We as human beings, consume a wide variety of food, each with very different mechanical properties. We drink simple liquids (like water, tea, coffee) as well as thick viscous liquids (like milkshakes or sauces). We use even more structured materials (like doughs, purees, pastes, creams) in our kitchens for baking or cooking. We also use hard solid material (like rice or noodles or pulses) for cooking our meals. We bite into the food with our teeth, crush between the tongue and palate and lubricate with saliva to form a bolus, which we can then swallow easily. This oral processing helps us understand the food texture and taste, and appreciate food in terms of its sensory quality.
With the help of processing or cooking, the raw agricultural material is converted to a wide range of cooked or processed food products with widely varied texture. Each of these foods has a unique microstructure due to very different types of interactions among its constituent building block molecules (carbohydrate, protein, lipids) and water. A fundamental knowledge of how the different molecules form structures, and how these natural or engineered structures are connected to texture perception, is essential for optimizing the food product development.
We apply all kinds of forces when we manufacture foods. During the eating process, we also apply force on foods while chewing and grinding the food in our mouth. During the oral processing of food, we do a mental calculation of the amount of force needed to break down different types of foods, thus making a subjective assessment of the texture of every food we consume. The perception of food texture is very subjective and varies widely from person to person. Therefore, we need an objective way of quantifying mechanical attributes like texture. There are still large gaps in understanding how instrumental texture measurement and human sensory texture perception can be linked.
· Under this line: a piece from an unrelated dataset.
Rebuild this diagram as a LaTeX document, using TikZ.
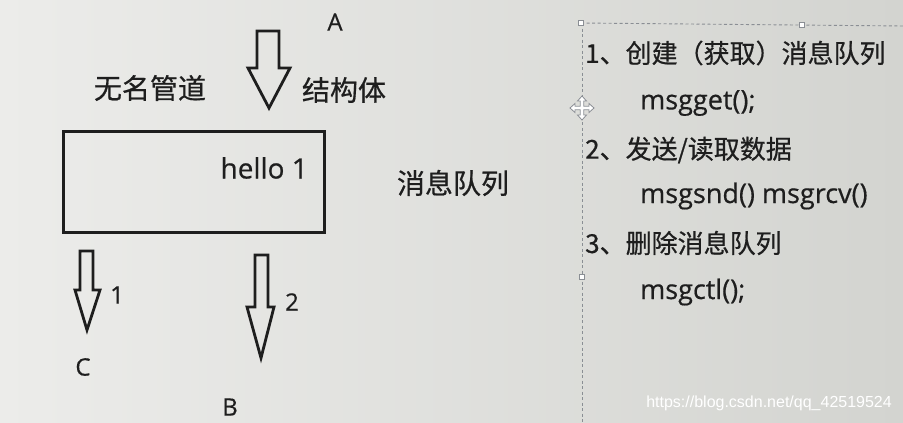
\documentclass[tikz,border=0pt]{standalone}
\usepackage{fontspec}
\setmainfont{Open Sans}
\newfontfamily\cjk[FakeBold=0.6]{Noto Sans CJK SC}
\newfontfamily\latb[FakeBold=0.5]{Open Sans}
\newfontfamily\wmfont{Liberation Sans}
\definecolor{ink}{HTML}{1E1E1E}
\definecolor{bgl}{HTML}{ECECEA}
\definecolor{bgr}{HTML}{D3D4D0}
\definecolor{guide}{HTML}{8A8E94}
\tikzset{
  lbl/.style={text=ink, inner sep=0pt, font=\latb\fontsize{24}{28}\selectfont},
  hel/.style={text=ink, inner sep=0pt, font=\latb\fontsize{28}{32}\selectfont},
  cn/.style={text=ink, inner sep=0pt, font=\cjk\fontsize{28}{32}\selectfont},
  cnr/.style={text=ink, inner sep=0pt, font=\cjk\fontsize{26}{30}\selectfont},
  code/.style={text=ink, inner sep=0pt, font=\latb\fontsize{27}{31}\selectfont},
  hollow/.style={draw=ink, line width=2.8pt, line join=miter},
  guideline/.style={draw=guide, line width=0.9pt, dash pattern=on 3pt off 2.5pt},
  handle/.style={draw=guide, fill=white, line width=0.8pt, minimum size=5pt, inner sep=0pt}
}
\begin{document}
\begin{tikzpicture}[x=1pt,y=-1pt]
\shade[left color=bgl, right color=bgr, shading angle=90] (0,0) rectangle (903,423);
\useasboundingbox (0,0) rectangle (903,423);

% left diagram
\node[lbl] (A) at (335,22) {A};
\draw[hollow] (257,31) -- (279,31) -- (279,68) -- (290,68) -- (269,108) -- (248,68) -- (257,68) -- cycle;
\node[cn] (pipe) at (150,88) {无名管道};
\node[cn] (struct) at (344,90) {结构体};
\node[draw=ink, line width=3pt, minimum width=261pt, minimum height=101pt, anchor=north west, inner sep=0pt] (queue) at (62,130) {};
\node[hel, anchor=east] (hello) at (308,168) {hello 1};
\node[cn] (mq) at (453,183) {消息队列};

\draw[hollow] (80,251) -- (93,251) -- (93,290) -- (100,290) -- (87,330) -- (75,290) -- (80,290) -- cycle;
\node[lbl] (n1) at (117,295) {1};
\node[lbl] (C) at (83,367) {C};
\draw[hollow] (255,255) -- (268,255) -- (268,307) -- (274,307) -- (261,358) -- (247,307) -- (255,307) -- cycle;
\node[lbl] (n2) at (292,302) {2};
\node[lbl] (B) at (230,407) {B};

% right panel guides
\draw[guideline] (581,23) -- (903,26);
\draw[guideline] (582,23) -- (582,423);
\node[handle] (h1) at (581,23) {};
\node[handle] (h2) at (802,25) {};
\node[handle] (h3) at (582,277) {};
\draw[draw=guide, fill=white, line width=0.8pt, shift={(582,108)}]
  (1.8,-1.8) -- (1.8,-7) -- (4.5,-7) -- (0,-12) -- (-4.5,-7) -- (-1.8,-7) -- (-1.8,-1.8)
  -- (-7,-1.8) -- (-7,-4.5) -- (-12,0) -- (-7,4.5) -- (-7,1.8) -- (-1.8,1.8)
  -- (-1.8,7) -- (-4.5,7) -- (0,12) -- (4.5,7) -- (1.8,7) -- (1.8,1.8)
  -- (7,1.8) -- (7,4.5) -- (12,0) -- (7,-4.5) -- (7,-1.8) -- cycle;

% right panel text
\node[cnr, anchor=west] (s1) at (585,53) {1、创建（获取）消息队列};
\node[code, anchor=west] (c1) at (640,103) {msgget();};
\node[cnr, anchor=west] (s2) at (585,150) {2、发送/读取数据};
\node[code, anchor=west] (c2) at (640,196) {msgsnd() msgrcv()};
\node[cnr, anchor=west] (s3) at (585,243) {3、删除消息队列};
\node[code, anchor=west] (c3) at (640,292) {msgctl();};

\node[text=white, inner sep=0pt, anchor=east, font=\wmfont\fontsize{16}{19}\selectfont] (wm) at (892,403) {https://blog.csdn.net/qq\_42519524};
\end{tikzpicture}
\end{document}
The goal of my research is to gain a better understanding of the relationship between processes, ingredient functionalities, structures, and textural properties of foods. I am using rheology as a principal technique to reveal the mechanical response behaviour of foods. In this docent lecture, I will demonstrate how understanding the texture profile of foods can be useful in exploring product quality of soft cheese or developing alternative coating solutions in extending shelf-life of apples. Finally, I will outline how the “molecules-structure-texture” framework can be extended in future research to develop better ingredients or food products in the future.